**Records provided**
++++++++

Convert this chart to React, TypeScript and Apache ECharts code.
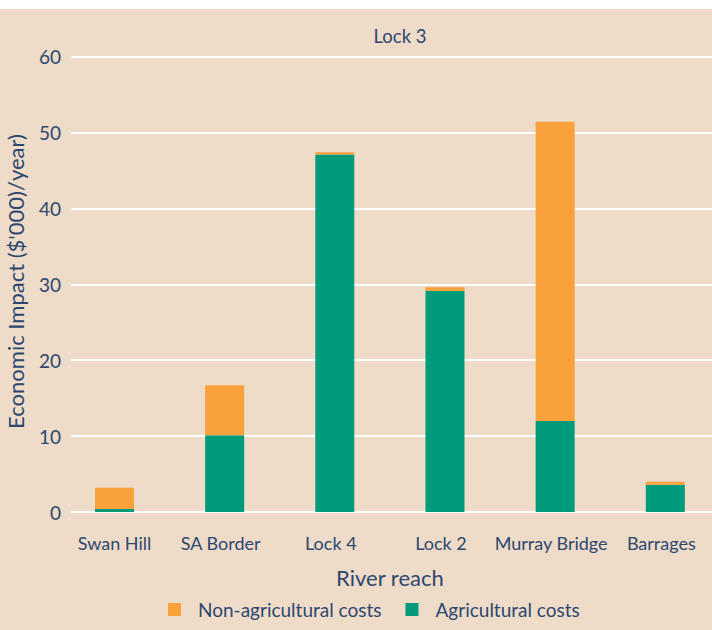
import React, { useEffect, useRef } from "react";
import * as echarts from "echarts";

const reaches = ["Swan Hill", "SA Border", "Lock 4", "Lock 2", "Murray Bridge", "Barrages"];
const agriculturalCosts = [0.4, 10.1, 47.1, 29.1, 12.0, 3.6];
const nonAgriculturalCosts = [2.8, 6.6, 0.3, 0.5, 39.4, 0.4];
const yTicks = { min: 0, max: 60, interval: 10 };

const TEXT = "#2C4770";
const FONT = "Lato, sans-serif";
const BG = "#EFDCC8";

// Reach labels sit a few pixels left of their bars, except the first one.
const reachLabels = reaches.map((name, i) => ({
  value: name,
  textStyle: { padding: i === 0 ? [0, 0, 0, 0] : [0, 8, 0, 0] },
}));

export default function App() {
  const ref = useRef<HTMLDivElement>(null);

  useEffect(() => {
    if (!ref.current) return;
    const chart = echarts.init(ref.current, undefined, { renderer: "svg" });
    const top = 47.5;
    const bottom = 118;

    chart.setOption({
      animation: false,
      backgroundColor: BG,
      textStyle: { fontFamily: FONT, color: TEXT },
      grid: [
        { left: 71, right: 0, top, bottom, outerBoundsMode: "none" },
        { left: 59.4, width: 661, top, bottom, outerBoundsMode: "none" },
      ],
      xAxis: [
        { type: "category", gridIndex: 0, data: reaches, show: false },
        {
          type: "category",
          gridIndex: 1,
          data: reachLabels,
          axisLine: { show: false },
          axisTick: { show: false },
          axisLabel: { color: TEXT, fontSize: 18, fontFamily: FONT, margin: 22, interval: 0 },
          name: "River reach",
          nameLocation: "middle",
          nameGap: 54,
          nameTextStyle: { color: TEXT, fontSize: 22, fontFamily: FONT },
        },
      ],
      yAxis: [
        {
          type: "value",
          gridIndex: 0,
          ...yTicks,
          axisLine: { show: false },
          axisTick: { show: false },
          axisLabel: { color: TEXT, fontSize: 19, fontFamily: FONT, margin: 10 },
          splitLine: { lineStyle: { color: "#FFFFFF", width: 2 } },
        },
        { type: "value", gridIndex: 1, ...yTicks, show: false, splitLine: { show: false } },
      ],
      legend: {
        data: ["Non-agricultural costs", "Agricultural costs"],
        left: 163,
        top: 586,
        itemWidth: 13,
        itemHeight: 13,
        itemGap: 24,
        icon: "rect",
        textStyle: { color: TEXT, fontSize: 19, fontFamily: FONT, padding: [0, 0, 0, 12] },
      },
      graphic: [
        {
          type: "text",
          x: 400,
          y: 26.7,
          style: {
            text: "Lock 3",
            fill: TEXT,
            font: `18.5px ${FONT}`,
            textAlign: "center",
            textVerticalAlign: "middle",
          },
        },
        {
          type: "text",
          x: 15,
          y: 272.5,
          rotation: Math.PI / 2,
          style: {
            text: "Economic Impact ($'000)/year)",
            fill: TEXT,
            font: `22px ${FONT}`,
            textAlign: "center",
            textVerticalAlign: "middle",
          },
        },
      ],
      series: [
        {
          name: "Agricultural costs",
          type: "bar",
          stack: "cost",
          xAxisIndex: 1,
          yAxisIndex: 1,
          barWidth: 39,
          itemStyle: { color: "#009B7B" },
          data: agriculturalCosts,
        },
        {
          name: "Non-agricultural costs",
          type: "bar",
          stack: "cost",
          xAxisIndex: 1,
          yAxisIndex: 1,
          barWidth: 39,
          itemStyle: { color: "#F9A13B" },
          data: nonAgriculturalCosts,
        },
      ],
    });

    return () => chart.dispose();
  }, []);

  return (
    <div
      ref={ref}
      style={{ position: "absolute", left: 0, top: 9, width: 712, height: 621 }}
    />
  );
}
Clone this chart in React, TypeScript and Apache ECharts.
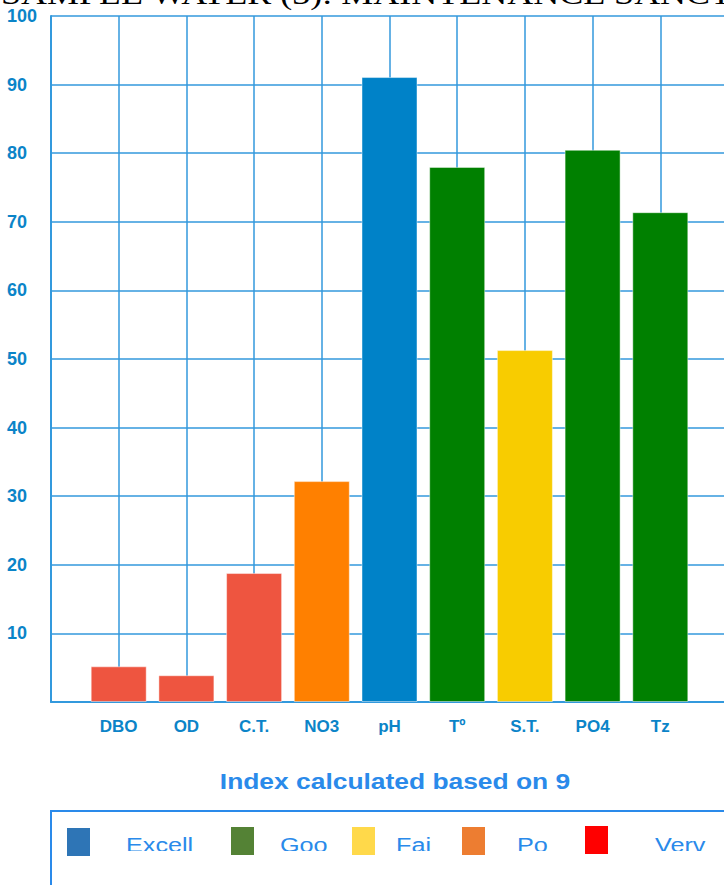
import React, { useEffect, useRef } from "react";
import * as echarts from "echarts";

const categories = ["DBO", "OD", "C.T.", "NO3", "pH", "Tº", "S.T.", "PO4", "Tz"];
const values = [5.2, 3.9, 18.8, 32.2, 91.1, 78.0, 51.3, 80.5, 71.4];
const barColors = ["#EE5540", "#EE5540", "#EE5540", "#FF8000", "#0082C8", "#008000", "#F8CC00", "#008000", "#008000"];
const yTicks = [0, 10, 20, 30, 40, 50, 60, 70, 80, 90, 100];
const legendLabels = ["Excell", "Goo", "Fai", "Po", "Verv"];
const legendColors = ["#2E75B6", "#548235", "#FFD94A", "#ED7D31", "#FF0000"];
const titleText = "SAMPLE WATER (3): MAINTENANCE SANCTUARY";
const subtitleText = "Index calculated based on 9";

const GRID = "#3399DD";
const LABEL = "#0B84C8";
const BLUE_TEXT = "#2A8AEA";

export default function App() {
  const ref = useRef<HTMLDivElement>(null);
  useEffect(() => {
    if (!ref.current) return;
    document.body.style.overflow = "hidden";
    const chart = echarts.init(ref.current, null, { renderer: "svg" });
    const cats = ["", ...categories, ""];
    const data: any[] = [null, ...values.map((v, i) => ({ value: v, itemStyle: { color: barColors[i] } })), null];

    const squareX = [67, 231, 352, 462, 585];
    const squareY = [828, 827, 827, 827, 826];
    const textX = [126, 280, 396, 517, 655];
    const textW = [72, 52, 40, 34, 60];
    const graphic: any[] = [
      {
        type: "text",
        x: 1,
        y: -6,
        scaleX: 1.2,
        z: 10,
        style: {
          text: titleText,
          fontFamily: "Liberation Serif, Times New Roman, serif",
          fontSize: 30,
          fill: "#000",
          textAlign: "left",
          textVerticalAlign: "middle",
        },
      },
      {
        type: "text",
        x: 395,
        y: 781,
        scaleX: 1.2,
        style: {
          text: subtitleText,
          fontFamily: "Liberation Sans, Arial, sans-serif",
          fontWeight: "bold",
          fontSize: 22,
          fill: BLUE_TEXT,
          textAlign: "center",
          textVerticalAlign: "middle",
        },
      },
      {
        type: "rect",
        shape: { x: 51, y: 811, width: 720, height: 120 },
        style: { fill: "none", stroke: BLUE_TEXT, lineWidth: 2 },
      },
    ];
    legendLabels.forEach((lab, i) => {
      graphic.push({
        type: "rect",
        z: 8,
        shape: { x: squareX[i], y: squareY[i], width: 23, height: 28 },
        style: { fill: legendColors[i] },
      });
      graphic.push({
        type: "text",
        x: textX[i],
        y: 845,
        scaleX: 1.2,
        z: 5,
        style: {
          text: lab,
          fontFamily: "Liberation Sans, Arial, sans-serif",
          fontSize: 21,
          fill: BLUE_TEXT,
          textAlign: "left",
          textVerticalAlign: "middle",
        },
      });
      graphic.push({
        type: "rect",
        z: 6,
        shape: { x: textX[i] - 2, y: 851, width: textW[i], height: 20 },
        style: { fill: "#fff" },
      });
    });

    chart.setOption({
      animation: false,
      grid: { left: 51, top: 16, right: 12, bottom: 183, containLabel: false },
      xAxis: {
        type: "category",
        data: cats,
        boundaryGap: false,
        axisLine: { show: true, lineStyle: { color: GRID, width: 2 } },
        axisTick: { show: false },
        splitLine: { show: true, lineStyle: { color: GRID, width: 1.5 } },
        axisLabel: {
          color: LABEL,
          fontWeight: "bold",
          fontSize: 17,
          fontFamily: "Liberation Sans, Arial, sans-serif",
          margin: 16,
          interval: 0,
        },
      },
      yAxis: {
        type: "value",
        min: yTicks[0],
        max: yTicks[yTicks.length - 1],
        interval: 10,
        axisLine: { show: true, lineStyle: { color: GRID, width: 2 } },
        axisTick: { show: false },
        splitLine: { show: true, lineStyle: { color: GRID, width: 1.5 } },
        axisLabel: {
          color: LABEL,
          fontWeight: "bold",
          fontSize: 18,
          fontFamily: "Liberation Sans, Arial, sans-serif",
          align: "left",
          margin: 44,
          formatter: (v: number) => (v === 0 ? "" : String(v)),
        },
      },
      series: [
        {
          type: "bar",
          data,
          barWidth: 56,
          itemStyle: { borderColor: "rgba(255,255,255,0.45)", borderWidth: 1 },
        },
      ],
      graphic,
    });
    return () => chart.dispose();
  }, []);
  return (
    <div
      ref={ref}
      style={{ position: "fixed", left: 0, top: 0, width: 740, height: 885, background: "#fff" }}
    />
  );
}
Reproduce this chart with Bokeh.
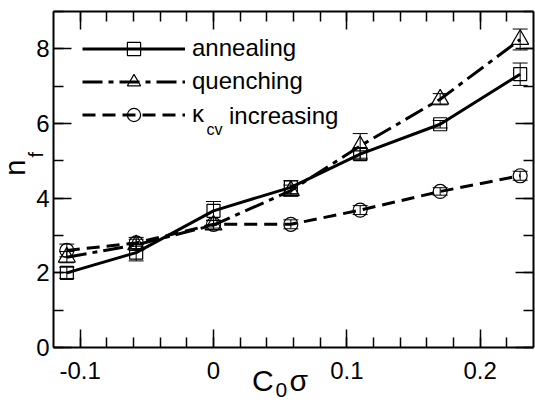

++++++++

**What you should do**
Transcribe the opening line of the listing above, please, and every line after it through the line with "const bottom = 118;", word for word, without pictures.

**Response to the task**
Convert this chart to React, TypeScript and Apache ECharts code.
import React, { useEffect, useRef } from "react";
import * as echarts from "echarts";

const reaches = ["Swan Hill", "SA Border", "Lock 4", "Lock 2", "Murray Bridge", "Barrages"];
const agriculturalCosts = [0.4, 10.1, 47.1, 29.1, 12.0, 3.6];
const nonAgriculturalCosts = [2.8, 6.6, 0.3, 0.5, 39.4, 0.4];
const yTicks = { min: 0, max: 60, interval: 10 };

const TEXT = "#2C4770";
const FONT = "Lato, sans-serif";
const BG = "#EFDCC8";

// Reach labels sit a few pixels left of their bars, except the first one.
const reachLabels = reaches.map((name, i) => ({
  value: name,
  textStyle: { padding: i === 0 ? [0, 0, 0, 0] : [0, 8, 0, 0] },
}));

export default function App() {
  const ref = useRef<HTMLDivElement>(null);

  useEffect(() => {
    if (!ref.current) return;
    const chart = echarts.init(ref.current, undefined, { renderer: "svg" });
    const top = 47.5;
    const bottom = 118;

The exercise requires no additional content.